А Чоран! С тех пор как я с ним познакомился, он то и дело перебегал из одного списка в другой, пока, на закате жизни, не обосновался окончательно в черном списке. Впрочем, именно он, вскоре после моего приезда во Францию, когда я упомянул при нем Анатоля Франса, склонился к моему уху и насмешливо прошептал: «Никогда не произносите здесь это имя вслух, над вами все будут смеяться!»
Траурный кортеж за гробом Анатоля Франса растянулся на несколько километров. Потом все внезапно опрокинулось вверх дном. Четыре молодых поэта-сюрреалиста, возбужденные его смертью, написали направленный против него памфлет. Поскольку его кресло во Французской академии опустело, на него должен был сесть другой поэт, Поль Валери. Согласно принятой церемонии, ему пришлось произнести хвалебную речь в адрес усопшего. На протяжении всего, ставшего легендарным, панегирика он умудрился, говоря об Анатоле Франсе, ни разу не произнести его имени и чествовал этого анонима с подчеркнутой сдержанностью.
В самом деле, не успел его гроб опуститься на дно ямы, для автора началось восхождение к вершинам черного списка. Каким образом? Неужели речи нескольких поэтов с весьма ограниченной аудиторией оказались способны впечатлить куда более многочисленную публику? Куда же делось то восхищение тысяч людей, которые шли за его гробом? Откуда вообще берутся все эти черные списки? Откуда подаются тайные команды, которым они подчиняются?
Из высшего общества. Нигде в мире оно не играет столь важной роли, как во Франции. Благодаря многовековым аристократическим традициям, а еще благодаря Парижу, где на ограниченном пространстве теснится вся интеллектуальная элита страны и формирует общественное мнение, причем она распространяет его не через критические исследования или научные дискуссии, а через эпатирующие формулировки, каламбуры, экспрессивные злобствования (так оно и есть: страны с ярко выраженным центром-столицей конденсируют озлобленность, а страны «децентрализованные» ее словно смягчают). Вот еще о Чоране. В те времена, когда я был убежден, что его имя занимает заслуженное место во всех почетных списках, я встретил одного известного интеллектуала. «Чоран? — переспросил он, внимательно глядя мне в глаза. Потом добавил с приглушенным смешком: — Дешевый денди…»

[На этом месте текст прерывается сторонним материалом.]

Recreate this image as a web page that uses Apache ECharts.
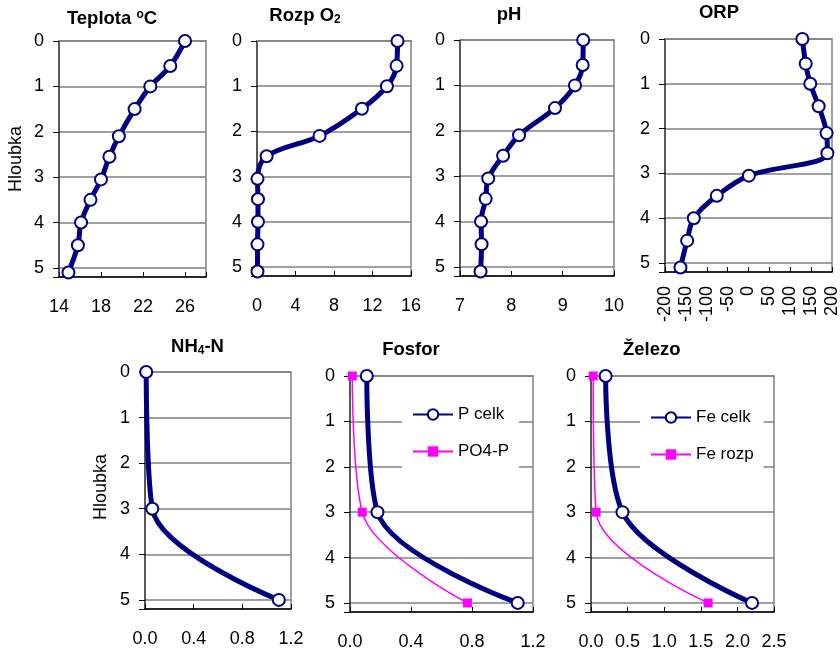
<!DOCTYPE html>
<html><head><meta charset="utf-8">
<script src="https://cdn.jsdelivr.net/npm/echarts@6/dist/echarts.min.js"></script>
<style>html,body{margin:0;padding:0;background:#fff}#c{width:840px;height:649px}</style>
</head><body><div id="c"></div>
<script>
// ---- data ----
const depthTop = [0, 0.55, 1, 1.5, 2.1, 2.55, 3.05, 3.5, 4, 4.5, 5.1];
const teplota = [26.0, 24.6, 22.7, 21.2, 19.7, 18.8, 18.0, 17.0, 16.1, 15.8, 14.9];
const rozpO2 = [14.6, 14.5, 13.5, 10.9, 6.5, 1.0, 0.05, 0.1, 0.1, 0.05, 0.05];
const pH = [9.40, 9.39, 9.24, 8.85, 8.15, 7.84, 7.55, 7.50, 7.41, 7.42, 7.40];
const orp = [129, 137, 148, 168, 187, 189, 1, -76, -131, -147, -163];

const depthBottom = [0, 3, 5];
const nh4n = [0.01, 0.06, 1.1];
const pCelk = [0.11, 0.18, 1.1];
const po4p = [0.015, 0.08, 0.77];
const feCelk = [0.2, 0.43, 2.2];
const feRozp = [0.03, 0.07, 1.6];

const titles = ['Teplota {sup|o}C', 'Rozp O{sub|2}', 'pH', 'ORP', 'NH{sub|4}-N', 'Fosfor', 'Železo'];
const yLabel = 'Hloubka';

// ---- styling ----
const FONT = '"Liberation Sans", Arial, Helvetica, sans-serif';
const NAVY = '#000080';
const PINK = '#FF00FF';
const GRIDLINE = '#808080';

const panels = [
  { grid: {left: 59, top: 41, width: 147, height: 236}, x: {min: 14, max: 28, interval: 4, fmt: v => v === 28 ? '' : String(v)}, title: [112, 18.5] },
  { grid: {left: 257, top: 41, width: 154, height: 235}, x: {min: 0, max: 16, interval: 4, fmt: v => String(v)}, title: [305, 16] },
  { grid: {left: 460, top: 40, width: 154, height: 236}, x: {min: 7, max: 10, interval: 1, fmt: v => String(v)}, title: [509, 14.5] },
  { grid: {left: 665, top: 39, width: 167, height: 233}, x: {min: -200, max: 200, interval: 50, fmt: v => String(v), rotate: 90}, title: [719, 13.3] },
  { grid: {left: 145, top: 372, width: 146, height: 237}, x: {min: 0, max: 1.2, interval: 0.4, fmt: v => v.toFixed(1)}, title: [197.5, 347] },
  { grid: {left: 350, top: 376, width: 183, height: 236}, x: {min: 0, max: 1.2, interval: 0.4, fmt: v => v.toFixed(1)}, title: [411, 350] },
  { grid: {left: 591, top: 376, width: 183, height: 236}, x: {min: 0, max: 2.5, interval: 0.5, fmt: v => v.toFixed(1)}, title: [651.7, 350] }
];

function pairs(xs, ys) { return xs.map((v, i) => [v, ys[i]]); }

const grids = [], xAxes = [], yAxes = [], graphics = [];
panels.forEach((p, i) => {
  grids.push(Object.assign({show: false, outerBoundsMode: 'none', containLabel: false}, p.grid));
  xAxes.push({
    type: 'value', gridIndex: i, position: 'bottom', min: p.x.min, max: p.x.max, interval: p.x.interval,
    axisLine: {show: true, onZero: false, lineStyle: {color: '#000', width: 1.5}},
    axisTick: {show: true, inside: true, length: 5, lineStyle: {color: '#000', width: 1}},
    splitLine: {show: false},
    axisLabel: {show: true, color: '#000', fontFamily: FONT, fontSize: 18, margin: p.x.rotate ? 14 : 21, rotate: p.x.rotate || 0,
      formatter: p.x.fmt, hideOverlap: false, showMinLabel: true, showMaxLabel: true}
  });
  yAxes.push({
    type: 'value', gridIndex: i, position: 'left', inverse: true, min: 0, max: 5.2, interval: 1,
    axisLine: {show: true, onZero: false, lineStyle: {color: '#222', width: 1.5}},
    axisTick: {show: true, inside: false, length: 6, lineStyle: {color: '#000', width: 1}},
    splitLine: {show: true, lineStyle: {color: GRIDLINE, width: 1.5, type: 'solid', opacity: 1}},
    axisLabel: {show: true, color: '#000', fontFamily: FONT, fontSize: 18, margin: 15,
      formatter: v => Math.abs(v - Math.round(v)) < 1e-6 ? String(Math.round(v)) : ''}
  });
  graphics.push({
    type: 'text', x: p.title[0], y: p.title[1], z: 10,
    style: {text: titles[i], font: 'bold 18.5px ' + FONT, fill: '#000', align: 'center', verticalAlign: 'middle',
      rich: {
        sup: {fontSize: 12, fontWeight: 'bold', fontFamily: FONT, verticalAlign: 'top', fill: '#000'},
        sub: {fontSize: 12, fontWeight: 'bold', fontFamily: FONT, verticalAlign: 'bottom', fill: '#000'}
      }}
  });
});
// frame axes (top and right, grey)
panels.forEach((p, i) => {
  xAxes.push({
    type: 'value', gridIndex: i, position: 'top', min: p.x.min, max: p.x.max, interval: p.x.interval,
    axisLine: {show: true, onZero: false, lineStyle: {color: '#808080', width: 1.5}},
    axisTick: {show: false}, axisLabel: {show: false}, splitLine: {show: false}
  });
  yAxes.push({
    type: 'value', gridIndex: i, position: 'right', inverse: true, min: 0, max: 5.2, interval: 1,
    axisLine: {show: true, onZero: false, lineStyle: {color: '#808080', width: 1.5}},
    axisTick: {show: false}, axisLabel: {show: false}, splitLine: {show: false}
  });
});

graphics.push({type: 'text', x: 16.5, y: 159, rotation: Math.PI / 2, z: 10,
  style: {text: yLabel, font: '18px ' + FONT, fill: '#000', align: 'center', verticalAlign: 'middle'}});
graphics.push({type: 'text', x: 101, y: 487, rotation: Math.PI / 2, z: 10,
  style: {text: yLabel, font: '18px ' + FONT, fill: '#000', align: 'center', verticalAlign: 'middle'}});

function navySeries(name, idx, xs, ys) {
  return {type: 'line', name: name, xAxisIndex: idx, yAxisIndex: idx, data: pairs(xs, ys), smooth: 0.35,
    symbol: 'circle', symbolSize: 12, showAllSymbol: true, clip: false,
    lineStyle: {color: NAVY, width: 5}, itemStyle: {color: '#fff', borderColor: NAVY, borderWidth: 2}, z: 4};
}
function pinkSeries(name, idx, xs, ys) {
  return {type: 'line', name: name, xAxisIndex: idx, yAxisIndex: idx, data: pairs(xs, ys), smooth: 0.35,
    symbol: 'rect', symbolSize: 9, showAllSymbol: true, clip: false,
    lineStyle: {color: PINK, width: 1.5}, itemStyle: {color: PINK}, z: 3};
}

const series = [
  navySeries('Teplota', 0, teplota, depthTop),
  navySeries('Rozp O2', 1, rozpO2, depthTop),
  navySeries('pH', 2, pH, depthTop),
  navySeries('ORP', 3, orp, depthTop),
  navySeries('NH4-N', 4, nh4n, depthBottom),
  pinkSeries('PO4-P', 5, po4p, depthBottom),
  navySeries('P celk', 5, pCelk, depthBottom),
  pinkSeries('Fe rozp', 6, feRozp, depthBottom),
  navySeries('Fe celk', 6, feCelk, depthBottom)
];

const legendBase = {orient: 'vertical', itemWidth: 40, itemHeight: 13, itemGap: 20, padding: [10, 10, 10, 10],
  backgroundColor: '#fff', selectedMode: false, z: 6,
  textStyle: {fontFamily: FONT, fontSize: 17, color: '#000'}};

const option = {
  animation: false,
  backgroundColor: '#fff',
  grid: grids, xAxis: xAxes, yAxis: yAxes, series: series,
  legend: [
    Object.assign({}, legendBase, {left: 402, top: 396, data: ['P celk', 'PO4-P']}),
    Object.assign({}, legendBase, {left: 640, top: 399, data: ['Fe celk', 'Fe rozp']})
  ],
  graphic: graphics
};

const chart = echarts.init(document.getElementById('c'), null, {renderer: 'canvas'});
chart.setOption(option);
</script>
</body></html>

Когда мне было девятнадцать лет, один мой друг, лет на пять старше, убежденный коммунист (как и я), участник движения Сопротивления во время войны (настоящий участник, который рисковал жизнью, и я им за это восхищался), поделился со мной своим планом: напечатать новое издание карточной колоды, в которой дам, королей и валетов заменили бы стахановцы, партизаны или изображения Ленина; не правда ли, замечательная мысль — соединить давнюю страсть народа к картам с политическим просвещением?
Затем однажды я прочел в чешском переводе «Боги жаждут». Главный герой, Гамлен, молодой художник-республиканец, придумал новую карточную игру, в которой короли, дамы и валеты были бы заменены фигурами Свободы, Равенства, Братства… Я был ошеломлен. Неужели История — это длинная цепь вариаций? Потому что я был убежден, что мой друг в жизни не прочел ни единой строчки Анатоля Франса. (Действительно, не прочел, я его об этом спрашивал.)
В молодости я пытался разобраться в современном мире, погружаясь в бездну диктатуры, подлинную сущность которой не мог предвидеть, пожелать, представить себе никто, тем более те, кто когда-то жаждал и бурно приветствовал ее появление: единственной книгой, способной сказать мне тогда нечто вразумительное по поводу этого незнакомого мира, и был роман «Боги жаждут».